MORE magazine was kind enough to include Diana Lively is Falling Down in its Must Reads for the July/August issue, saying “Never underestimate the power of a good chick lit...”
I got so distracted I couldn’t absorb the rest of the review.
Chick lit? I thought, having an oxymoronic reaction in which I was pleased to be considered young enough to still be in the chica stage, and simultaneously dissed because God forbid they think my book isn’t serious, or might possibly have me lumped in with all the formulaic chick lit that’s been produced to reproduce the wonderful successes of Bridget Jones’ Diary or Le Divorce.
The trouble with labels is everyone gets lumped in together under the same reductive banner until the lowest-common-denominator prevails. To wit, any number of ponderous, pretentious and unreadable tomes that drag the literary fiction label through the sludge. If Melville only knew it, he might be clamoring for MOBY DICK to be regrouped with naval lit even if it means he’s got to rub shoulders with Tom Clancy rather than be buried alive in the torpor of self-indulgent uber-writer types whose names I won’t mention because even boorish writers have feelings I wouldn’t want to hurt.

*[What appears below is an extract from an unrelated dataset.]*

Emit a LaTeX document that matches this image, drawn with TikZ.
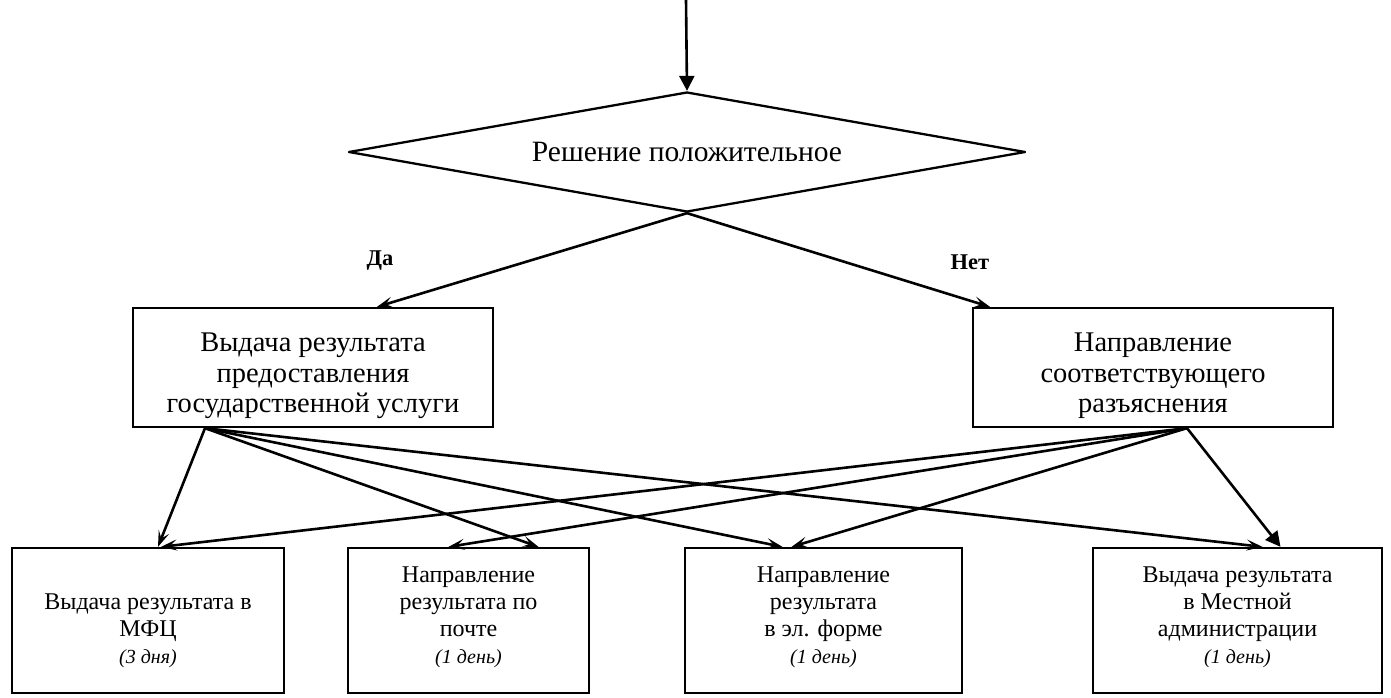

To tell you the truth, I’d just as soon be lumped with women writers who write readable stories are entertaining and irreverent. Chick lit may not include such important, earth-shattering subjects as those commonly found in male writers’ literature, but we lesser creatures have trouble understanding the weighty meaning of such mysteries as the talking turd in THE CORRECTIONS, the anguish of a bloke whose wife won’t give him a blow-job in RABBIT RUN or the sacred pleasures of the Baseball Hall of Fame in INDEPENDENCE DAY. I guess my point is, I loved each of these books, not because they were literary or male but because I was able to suspend disbelief and enter the writer's fictional dream. Great art entertains, first and foremost. So whether it's chick lit or Dick Lit, I'll read it all day, as long as you don’ t make me take it too seriously.